Quiero pisar el pesimismo ajeno que, aun contra mi voluntad, se me terminó pegando como si fuera propio.
Quiero pisar ese sentimiento de último orejón del tarro que tantas veces me embargó desde que tengo uso de razón. Es un sentimiento malsano, que me lleva a privarme hasta de pequeñas cosas por un espíritu de sacrificio absurdo y patético que no le sirve a nadie, y a mí menos que a nadie.
Quiero pisar la desmotivación, que me llevó tantas veces a dejar de escribir porque sentía que no tenía nada importante que decir, porque sentía que no valía la pena.
Quiero pisar las emociones y pensamientos negativos que no me dejaron dar lo mejor de mí, que no me dejaron sentir alegría, placer, gratitud, serenidad.
Quiero pisar tantas cosas, pisando el pasado…
Pero también quiero guardar las enseñanzas que el pasado me dejó.
La enseñanza más grande de este año es que no soy omnipotente. No soy Dios, no tengo en mis manos el destino, la salud, la felicidad ni el bienestar de nadie. Soy apenas un manojo de contradicciones, genialidades, buenas intenciones y voluntad, como todos.
Este año fui más débil de lo que hubiera querido ser, pero tal vez más fuerte de lo que creo. Estuve a punto de quebrarme, pero finalmente conseguí doblarme sin quebrarme y comprendí que doblarme o quebrarme depende de mí, de cómo me cuide y me preserve. De cuánto me quiera y me valore yo, no de cuánto me quieran y me valoren los demás.

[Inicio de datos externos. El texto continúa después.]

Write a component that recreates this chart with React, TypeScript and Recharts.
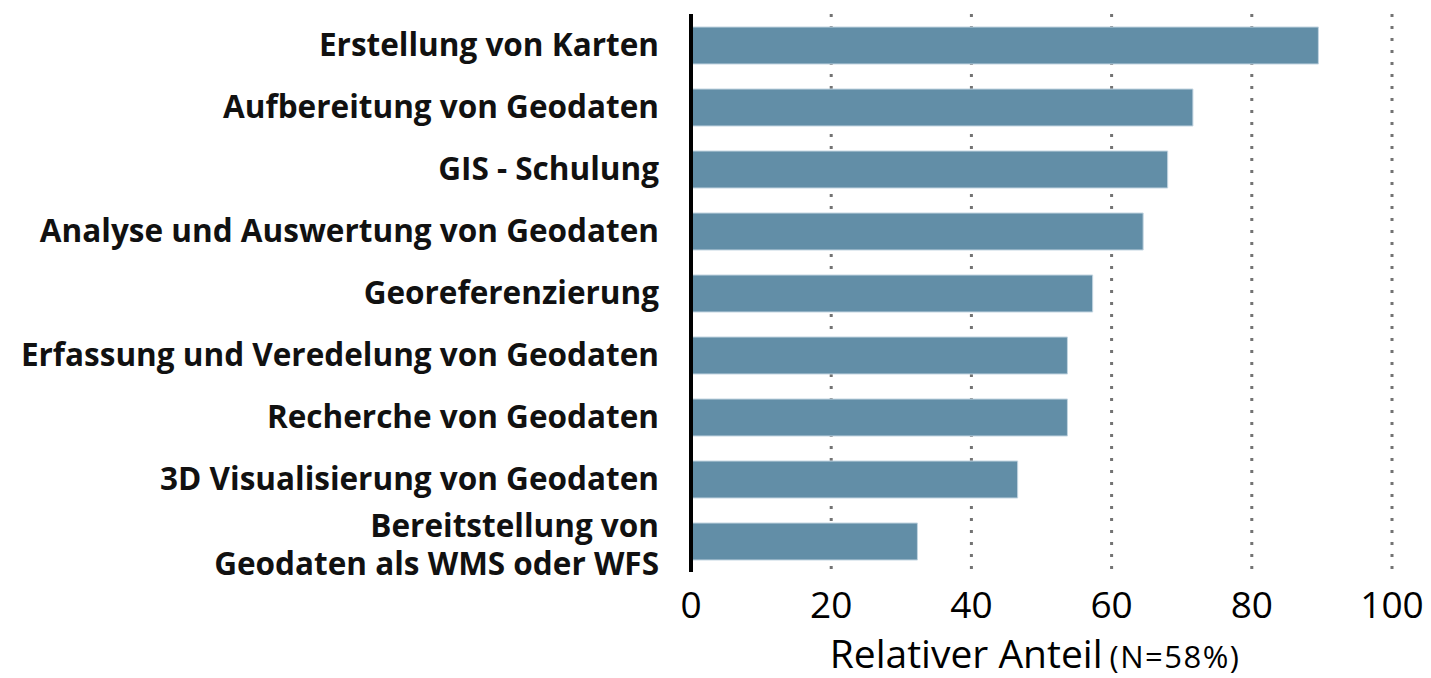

Mi desafío para hoy, para mañana, para el 2015 y para el resto de mi vida es grande: tengo que aprender a quererme más, a cuidarme más, a tomar distancia de lo que me enferma el cuerpo y la cabeza… o conseguir que no me afecte. Tengo que tenerme fe, confiar en mí, darme el lugar que me merezco en mi propia vida porque si no me lo doy yo, no me lo va a dar nadie.
Tengo que aprender a bailar con mi sombra, si es necesario, pero bailar, y dejar que la música me traspase y libere.
Y tengo que aprender a pisar el pasado y dejar atrás sueños muertos, esperanzas rotas, ilusiones apolilladas, para hacerle lugar a lo que vendrá.